I love the “intellectual” aspect of your lookbooks – shot at the theatre, or heavily referencing the Nouvelle Vague. Is it important to you to create a visible link between fashion and culture?
With Catherine Peter, my photographer, we think of the collection photos as a photo-report, like snapshots revealing the life of the season’s character. So it’s pure logic for us to photograph our Maoïst revolutionary on the steps of the Odeon, catching her mid-speech even if that means her mouth is open or her eyes are shut, giving a less aesthetically pleasing result in the more traditional sense. It’s our way of telling the story behind the collection, and to translate in clothes and pictures a movement, an era that we find appealing.
What are your inspirations? Does each collection have a muse?

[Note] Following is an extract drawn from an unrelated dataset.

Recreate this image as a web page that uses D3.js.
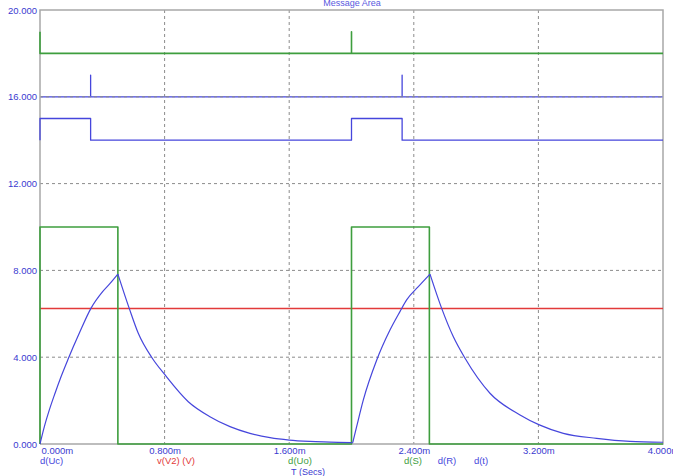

The collections always stem from a artistic movement, put in relation to a decade or a historical era, around a key character that I set out to dress. Last winter it was Anne Wiazemsky in the film La Chinoise, this summer it’s peplum films and the portrayal of Ancient Egypt by Hollywood, namely Mankiewicz’s Cleopatra. Each season I try to create the wardrobe of a historical or fictional character that I like, so here it would be the wardrobe of a Cleopatra/Liz Taylor who is living incognito in 2017.
Your creations seem from a different era altogether. Are they nostalgic?
I don’t want to make clothes that you can date, but I have a real affection for the bold colours, dramatic volumes and whimsical details that we found “before” – which doesn’t really represent anything precise, but that you can research and then imagine freely.